Member of the National Assembly for Lot-et-Garonne's 1st constituency
- In office 19 June 2002 – 19 June 2012
- Preceded by: Alain Veyret
- Succeeded by: Lucette Lousteau

Member of the Regional Council of Nouvelle-Aquitaine
- Incumbent
- Assumed office 4 January 2016

Member of the Regional Council of Aquitaine
- In office 29 March 2004 – 16 March 2008

Personal details
- Born: 21 September 1956 (age 69) Agen, France
- Party: Union for French Democracy (until 2007) The Centrists/Union of Democrats and Independents (2007–2018) Democratic Movement (2018–present)
- Other political affiliations: Centre of Social Democrats (1990s) Democratic Force (1990s)
- Education: École Centrale Paris
- Profession: Engineer

= Jean Dionis du Séjour =

French politician (born 1956)

Jean Dionis du Séjour (/fr/; born 21 September 1956), also known as Jean Dionis, is a French politician who has served as Mayor of Agen since 2008. A member of the Democratic Movement (MoDem), he is formerly a member of the Union for French Democracy (UDF) and The Centrists (LC).
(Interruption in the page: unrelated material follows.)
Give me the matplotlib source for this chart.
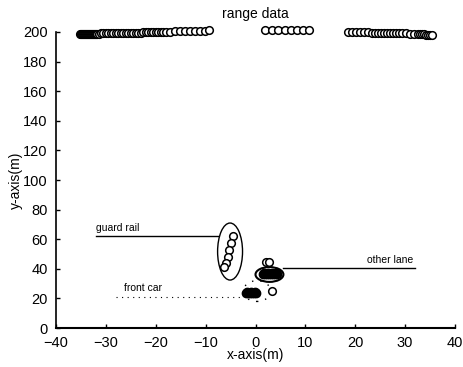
import matplotlib
matplotlib.use("Agg")
import matplotlib.pyplot as plt
from matplotlib.patches import Ellipse

plt.rcParams['font.family'] = ['Liberation Sans', 'DejaVu Sans']

# ---- data ----
top_left_x = [-35.2, -35.0, -34.8, -34.6, -34.4, -34.2, -34.0, -33.8, -33.6, -33.4,
              -33.2, -33.0, -32.8, -32.6, -32.4, -32.2, -32.0, -31.7, -31.3, -30.9,
              -30.5, -30.0, -29.5, -29.0, -28.5, -28.0, -27.5, -27.0, -26.5, -26.0,
              -25.5, -25.0, -24.5, -24.0, -23.5, -23.0, -22.5, -22.0, -21.5, -21.0,
              -20.5, -20.0, -19.5, -19.0, -18.5, -18.0, -17.2, -16.2, -15.2, -14.2,
              -13.2, -12.2, -11.2, -10.2, -9.3]
top_left_y = [198.5, 198.5, 198.5, 198.5, 198.5, 198.6, 198.6, 198.6, 198.6, 198.7,
              198.7, 198.7, 198.7, 198.8, 198.8, 198.8, 198.8, 198.9, 198.9, 199.0,
              199.0, 199.0, 199.1, 199.1, 199.2, 199.2, 199.3, 199.3, 199.3, 199.4,
              199.4, 199.5, 199.5, 199.5, 199.6, 199.6, 199.7, 199.7, 199.7, 199.8,
              199.8, 199.9, 199.9, 200.0, 200.0, 200.1, 200.2, 200.3, 200.4, 200.5,
              200.6, 200.7, 200.8, 200.9, 201.0]
top_mid_x = [2.0, 3.3, 4.6, 5.9, 7.1, 8.3, 9.5, 10.7]
top_mid_y = [201.0, 201.0, 201.0, 201.0, 201.0, 201.0, 201.0, 201.0]
top_right_x = [18.5, 19.3, 20.1, 20.9, 21.7, 22.5, 23.3, 24.0, 24.6, 25.2,
               25.8, 26.4, 27.0, 27.6, 28.2, 28.8, 29.4, 30.2, 31.0, 31.8,
               32.6, 33.0, 33.4, 33.8, 34.2, 34.6, 35.0, 35.4]
top_right_y = [199.8, 199.8, 199.8, 199.7, 199.7, 199.7, 199.6, 199.6, 199.6, 199.5,
               199.5, 199.5, 199.4, 199.4, 199.3, 199.3, 199.2, 199.0, 198.8, 198.6,
               198.5, 198.4, 198.3, 198.3, 198.2, 198.2, 198.1, 198.1]

rail_x = [-4.6, -5.0, -5.3, -5.6, -6.0, -6.4]
rail_y = [62.0, 57.5, 52.5, 48.0, 44.0, 41.0]

lane_x = [1.5, 1.9, 2.3, 2.7, 3.1, 3.5, 3.9, 4.3, 1.7, 2.5, 3.3, 4.1]
lane_y = [36.5, 36.5, 36.5, 36.5, 36.5, 36.5, 36.5, 36.5, 37.5, 37.5, 37.5, 37.5]
lane_extra_x = [2.2, 2.8]
lane_extra_y = [44.5, 44.8]

car_x = [-2.0, -1.6, -1.2, -0.8, -0.4, 0.0, -1.8, -1.0, -0.2]
car_y = [23.5, 23.5, 23.5, 23.5, 23.5, 23.5, 24.5, 24.5, 24.5]
car_extra_x = [3.4]
car_extra_y = [25.0]

x_ticks = [-40, -30, -20, -10, 0, 10, 20, 30, 40]
y_ticks = [0, 20, 40, 60, 80, 100, 120, 140, 160, 180, 200]

# ---- figure ----
fig = plt.figure(figsize=(4.64, 3.67), dpi=100)
ax = fig.add_axes([0.1207, 0.106, 0.8599, 0.807])

mk = dict(marker='o', linestyle='none', markerfacecolor='white',
          markeredgecolor='black', markersize=5.5, markeredgewidth=1.1, clip_on=False)
ax.plot(top_left_x, top_left_y, **mk)
ax.plot(top_mid_x, top_mid_y, **mk)
ax.plot(top_right_x, top_right_y, **mk)
ax.plot(rail_x, rail_y, **mk)
ax.plot(lane_extra_x, lane_extra_y, **mk)
ax.plot(car_extra_x, car_extra_y, **mk)
ax.plot(lane_x, lane_y, marker='o', linestyle='none', color='black', markersize=6)
ax.plot(car_x, car_y, marker='o', linestyle='none', color='black', markersize=6)

ax.add_patch(Ellipse((-5.1, 51.7), 5.0, 38.5, fill=False, edgecolor='black', lw=1.0))
ax.add_patch(Ellipse((2.8, 36.2), 5.6, 10.0, fill=False, edgecolor='black', lw=1.5))
ax.add_patch(Ellipse((0.3, 25.0), 5.5, 14.0, fill=False, edgecolor='black', lw=1.0,
                     linestyle=(0, (1, 5))))

# annotation lines and labels
ax.plot([-32, -7.6], [62.2, 62.2], color='black', lw=1.0)
ax.text(-32, 64.5, 'guard rail', fontsize=7.5, ha='left', va='bottom')
ax.plot([5.6, 32], [40.5, 40.5], color='black', lw=1.0)
ax.text(31.6, 42.5, 'other lane', fontsize=7.5, ha='right', va='bottom')
ax.plot([-28, -3], [21.0, 21.0], color='black', lw=0.8, linestyle=(0, (1, 4)))
ax.text(-26.4, 23.5, 'front car', fontsize=7.5, ha='left', va='bottom')

ax.set_xlim(-40, 40)
ax.set_ylim(0, 200)
ax.set_xticks(x_ticks)
ax.set_yticks(y_ticks)
ax.tick_params(direction='in', length=3, labelsize=10.5, width=1)
ax.tick_params(axis='y', pad=6)
ax.tick_params(axis='x', pad=5.5)
ax.spines['top'].set_visible(False)
ax.spines['right'].set_visible(False)
ax.spines['left'].set_linewidth(1.2)
ax.spines['bottom'].set_linewidth(1.5)
ax.set_xlabel('x-axis(m)', fontsize=10, labelpad=-1)
ax.set_ylabel('y-axis(m)', fontsize=10, labelpad=0)
ax.set_title('range data', fontsize=10, pad=10)

fig.savefig('out.png', dpi=100)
He represented the 1st constituency of the Lot-et-Garonne department in the National Assembly from 2002 to 2012.

==Biography==
Dionis du Séjour was a Deputy Mayor of Agen from 1995 to 2001 under Mayor Paul Chollet. He retained a seat in the municipal council of Agen until his resignation in 2004.

He served as the deputy in the National Assembly for the 1st constituency of the Lot-et-Garonne department from 2002 to 2012. He was elected to the mayorship of Agen following the 2008 municipal election.

He lost his parliamentary seat at the 2012 legislative election, which he unsuccessfully tried to regain at the 2017 election under the Union of Democrats and Independents (UDI) banner with the support of The Republicans (LR), when he was defeated in the second round by Michel Lauzzana of La République En Marche! (LREM).

He was elected a member of the newly established Regional Council of Nouvelle-Aquitaine at the 2015 regional election, having previously held a seat in the Regional Council of Aquitaine from 2004 until his resignation in 2008.